» Exercise details
Pick out each line of the records in which the word "draw" appears.

» Material to process
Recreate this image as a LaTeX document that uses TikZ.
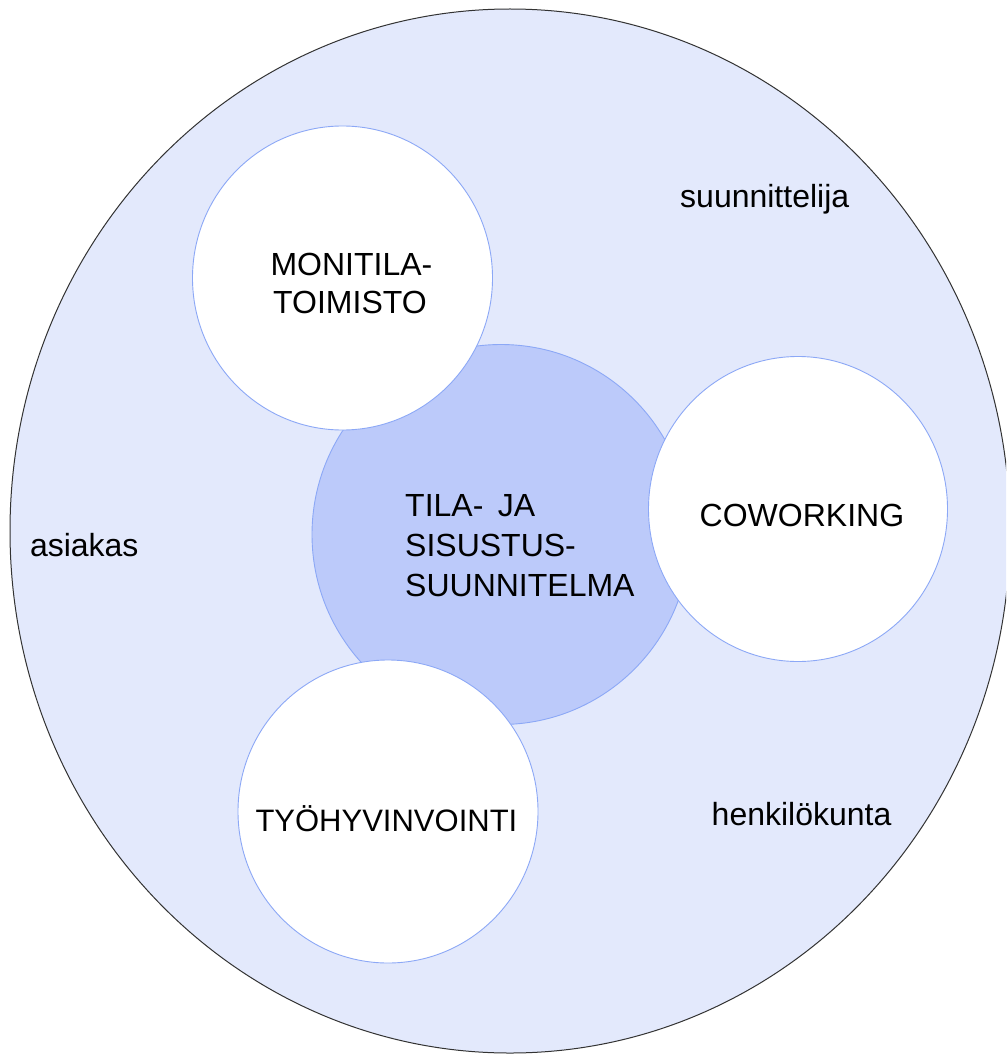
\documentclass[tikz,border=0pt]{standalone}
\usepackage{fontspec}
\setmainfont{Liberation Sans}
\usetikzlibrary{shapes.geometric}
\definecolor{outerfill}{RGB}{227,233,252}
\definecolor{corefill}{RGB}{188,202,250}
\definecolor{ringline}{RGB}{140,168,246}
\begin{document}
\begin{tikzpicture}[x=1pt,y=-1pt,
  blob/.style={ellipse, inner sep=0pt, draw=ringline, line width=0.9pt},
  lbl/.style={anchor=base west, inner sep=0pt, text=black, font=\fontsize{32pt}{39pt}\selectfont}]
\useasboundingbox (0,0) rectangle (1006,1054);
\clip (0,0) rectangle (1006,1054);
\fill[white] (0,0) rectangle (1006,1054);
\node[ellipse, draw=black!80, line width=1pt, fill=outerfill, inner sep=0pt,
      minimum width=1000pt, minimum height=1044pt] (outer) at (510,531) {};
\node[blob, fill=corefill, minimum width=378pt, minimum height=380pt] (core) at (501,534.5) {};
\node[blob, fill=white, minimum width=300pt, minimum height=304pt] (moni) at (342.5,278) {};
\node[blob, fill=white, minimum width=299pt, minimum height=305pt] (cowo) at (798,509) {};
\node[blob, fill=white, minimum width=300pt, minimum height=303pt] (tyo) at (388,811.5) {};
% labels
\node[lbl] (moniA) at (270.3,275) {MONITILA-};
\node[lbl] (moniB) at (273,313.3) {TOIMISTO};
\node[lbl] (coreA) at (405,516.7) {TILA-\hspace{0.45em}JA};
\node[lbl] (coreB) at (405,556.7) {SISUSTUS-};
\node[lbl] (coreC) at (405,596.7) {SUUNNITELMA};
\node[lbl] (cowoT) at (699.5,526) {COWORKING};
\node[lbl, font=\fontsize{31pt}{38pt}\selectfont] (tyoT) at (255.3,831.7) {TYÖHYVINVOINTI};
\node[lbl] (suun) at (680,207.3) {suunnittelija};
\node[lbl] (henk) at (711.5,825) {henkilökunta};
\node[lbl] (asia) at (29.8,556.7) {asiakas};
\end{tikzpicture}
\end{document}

...

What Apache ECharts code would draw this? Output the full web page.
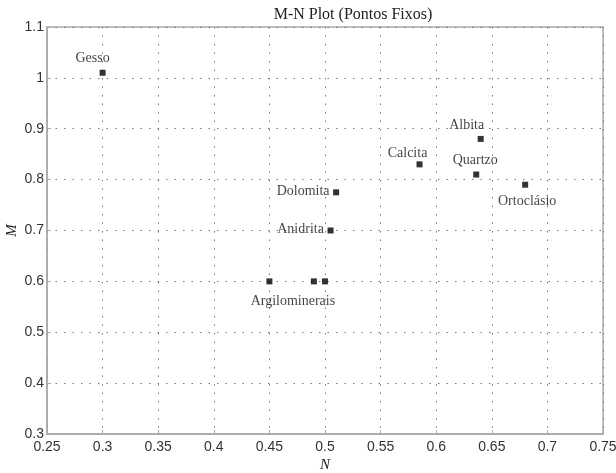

* * *

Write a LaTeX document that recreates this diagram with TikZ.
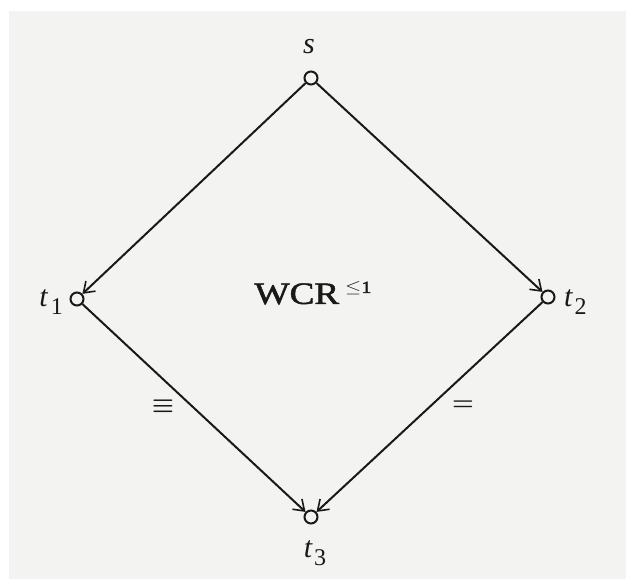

» Exercise response
  blob/.style={ellipse, inner sep=0pt, draw=ringline, line width=0.9pt},
\node[ellipse, draw=black!80, line width=1pt, fill=outerfill, inner sep=0pt,
What Apache ECharts code would draw this? Output the full web page.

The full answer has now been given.